16. Mahoney, Statesman as Thinker (13 August 2022)

Holds up Cicero, Burke, Lincoln, Tocqueville, Churchill, de Gaulle, and Havel as exemplary statesmen, demonstrating excellence of vision and execution through contemporary turbulence. Courage, moderation (temperance and prudence), and magnamity (greatness of soul, according to classic or Christian ideals) in pursuit of justice are the essential attributes of those who would command practical reason in service of ordered liberty. Aristotle’s is the classic statement of a gentlemen-statesman, the opposite of Weber’s charismatic leader. Modern political thought and social science cannot discern the requisite qualities, believing in a false realism: in ascribing every action to naked power, the ability to assess motivation is forfeit and consequently to distinguish the statesman from the tyrant. The study of humanity includes legitimate uses of authority, Aron observed: Napoleon’s tyranny demonstrates greatness unchained from humility. The unbounded will seeks to reshape nature and society, but energy without wisdom is of little use.

Cicero: contending with Caesar, the Roman served as prototype in exemplifying foresight via reflection not ambition or will.

Burke: Reason is to be tested against practical modifications; theory alone will fail: prudence needs principle as much as principle prudence. ‘Ingratitude is the first of revolutionary virtues’ (p. 40)

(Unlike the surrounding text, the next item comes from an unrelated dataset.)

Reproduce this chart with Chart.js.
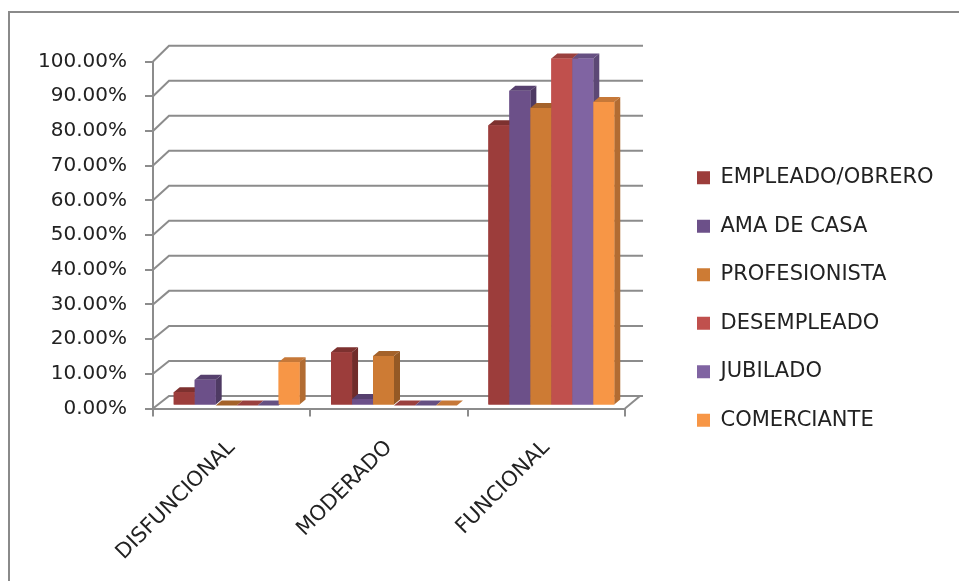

Tocqueville: a deterministic fatalism (‘democratic history’) cannot illustrate the role of greats in history.

Churchill: Berlin’s Mr. Churchill in 1940 is the consummate statement.

De Gaulle: depreciated ‘Nietzschean disdain’ for the limits of human experience, common sense, law, seeing instead the need for balance, what is possible, and mesure. The Maginot line was morally corrupt – effete. Where Aristotle’s magnamity countenances hauteur, de Gaulle’s great man was Christian.

Havel: the Czech’s genius was to identify and surmount the ideological traits of post-totalitarian (post Leninist-Stalinist) regime, no longer dependent on mass violence yet still repressive.

Reagan and Thatcher receive honorable mentions as conviction politicians.